Forget the 40+ page term-paper style business plan. Here’s what you’ll need instead:
1. Pitch deck. A Powerpoint presentation with about 15 slides, that takes about 20 minutes to pitch. The deck should be minimalist in nature—clean and simple. The slides in your deck will serve as a roadmap for your presentation, but the most important points will come from your mouth, not from words on slides.
2. Financial model. This is a set of financial projections built in Excel and used as a source of charts for your investor presentation. You’ll have time to provide only an overview of your projections in your pitch, but you may forward the entire model to interested investors. The financial projections will include a statement of profit and loss (P&L) projected for five years. You may or may not want to add a balance sheet and a cash flow projection, but either way you’ll determine and demonstrate how much cash you’ll need and when you’ll need it.
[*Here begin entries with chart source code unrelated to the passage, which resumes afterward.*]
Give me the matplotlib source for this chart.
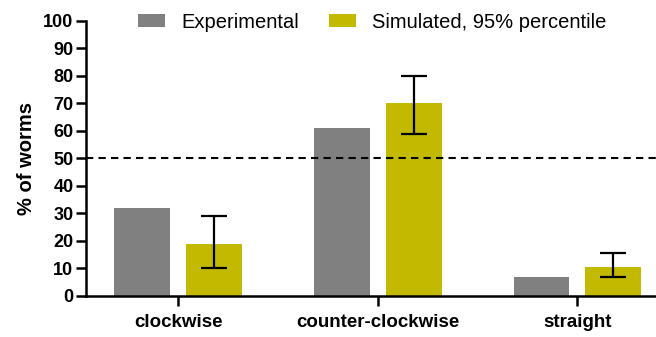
import numpy as np
from matplotlib import pyplot as plt

categories = ['clockwise', 'counter-clockwise', 'straight']
experimental = [32, 61, 7]
simulated = [18.8, 70.3, 10.7]
sim_low = [10.2, 59.0, 6.8]
sim_high = [29.2, 80.0, 15.8]

plt.rcParams['font.family'] = ['Liberation Sans', 'DejaVu Sans']

fig = plt.figure(figsize=(6.56, 3.37), dpi=100)
ax = fig.add_axes([0.131, 0.1217, 0.88, 0.816])

x = np.arange(len(categories))
width = 0.28
offset = 0.18
sim = np.array(simulated)
yerr = [sim - np.array(sim_low), np.array(sim_high) - sim]

ax.bar(x - offset, experimental, width, color='#808080', label='Experimental')
ax.bar(x + offset, simulated, width, color='#c2b900', label='Simulated, 95% percentile')
ax.errorbar(x + offset, simulated, yerr=yerr, fmt='none', ecolor='black',
            elinewidth=1.6, capsize=9.5, capthick=1.6)

ax.axhline(50, color='black', linestyle=(0, (3.5, 2.5)), linewidth=1.5)

ax.set_xlim(-0.462, 2.43)
ax.set_ylim(0, 100)
ax.set_yticks(range(0, 101, 10))
ax.set_xticks(x)
ax.set_xticklabels(categories, fontsize=13.5, fontweight='bold')
for lab in ax.get_yticklabels():
    lab.set_fontweight('bold')
    lab.set_fontsize(13)
ax.tick_params(axis='both', direction='out', length=7, width=1.8, pad=2)
ax.tick_params(axis='x', pad=6)
ax.set_ylabel('% of worms', fontsize=14.5, fontweight='bold', labelpad=5)

for side in ['top', 'right']:
    ax.spines[side].set_visible(False)
for side in ['left', 'bottom']:
    ax.spines[side].set_linewidth(1.8)

ax.legend(loc='center left', bbox_to_anchor=(0.09, 0.995), ncol=2, frameon=False,
          fontsize=14.5, handlelength=1.35, handleheight=0.6, columnspacing=1.5,
          handletextpad=0.8, borderaxespad=0, borderpad=0)

fig.savefig('out.png', dpi=100)
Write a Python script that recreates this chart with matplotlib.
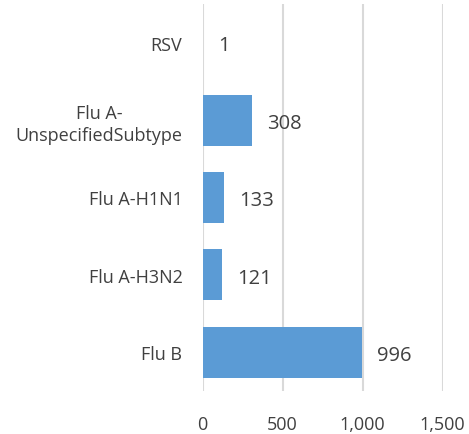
import matplotlib as mpl
import matplotlib.pyplot as plt

mpl.rcParams['font.family'] = ['Open Sans', 'DejaVu Sans']

categories = ['RSV', 'Flu A-\nUnspecifiedSubtype', 'Flu A-H1N1', 'Flu A-H3N2', 'Flu B']
counts = [1, 308, 133, 121, 996]
xticks = [0, 500, 1000, 1500]
xtick_labels = ['0', '500', '1,000', '1,500']

bar_color = '#5B9BD5'
grid_color = '#D9D9D9'
text_color = '#404040'

fig = plt.figure(figsize=(4.69, 4.35), dpi=100)
ax = fig.add_axes([0.4318, 0.099, 0.5117, 0.8895])

ypos = list(range(len(categories)))
ax.barh(ypos, counts, height=0.66, color=bar_color, zorder=3)

# value labels
for y, v in zip(ypos, counts):
    ax.annotate(f'{v:,}', (v, y), xytext=(11, -2), textcoords='offset points',
                ha='left', va='center', fontsize=14.5, color=text_color)

ax.set_xlim(0, 1500)
ax.set_ylim(len(categories) - 0.5, -0.5)
ax.set_xticks(xticks)
ax.set_xticklabels(xtick_labels)
ax.set_yticks(ypos)
ax.set_yticklabels(categories, ha='right', multialignment='center',
                   linespacing=1.25)

for spine in ['top', 'bottom', 'right', 'left']:
    ax.spines[spine].set_visible(False)
ax.grid(axis='x', color=grid_color, lw=1.5, zorder=0)
ax.tick_params(axis='both', length=0, labelsize=13, labelcolor=text_color)
ax.tick_params(axis='x', pad=17)
ax.tick_params(axis='y', pad=14.5)

plt.savefig('out.png', dpi=100)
3. Elevator Pitch. As you look for advice, investors, business partners, customers, etc., you’ll be networking a lot—both online and offline. You’ll reach out to your close contacts, of course. But you’ll also want them to reach out to their contacts on your behalf, so you’ll need to explain your story in a way that’s easy for them to grasp and pass along to others. The key to making this work is to have a great elevator pitch. To make it great, you must be able to communicate the essence of your venture in a way that’s clear, fast, and compelling.
4. One-page synopsis. Once you find a contact who has heard / read your elevator pitch and expressed interest in learning more about your new business, it’s time to introduce the one-pager. The one-pager is a brief synopsis of your business plan pitch deck. It’s designed with one very specific purpose: to get someone interested in taking a meeting with you (see warning below—don’t send your pitch ahead of time). Don’t try to jam everything from the pitch deck onto one page. Instead, think of it as a teaser—a sales document to whet the appetite of your audience and leave them wanting more.
5. Due diligence documents. This is material that lets an investor learn more about you, your concept, and your progress to-date. There are no standards for what this contains or how it is presented, but it might include things like market research, customer lists, access to prototypes, profiles of your competitors, your financial model, resumes of team members, contracts with customers or suppliers, etc. Sophisticated investors will often provide a due diligence list for you to follow.
 If you your cash cycle is fairly neutral, such as if you get paid immediately upon closing a sale (e.g., by credit card), you may be able to get away with using just a P&L. If on the other hand, you have a gap between when you pay expenses and get paid by customers, you should build a balance sheet and statement of cash flow.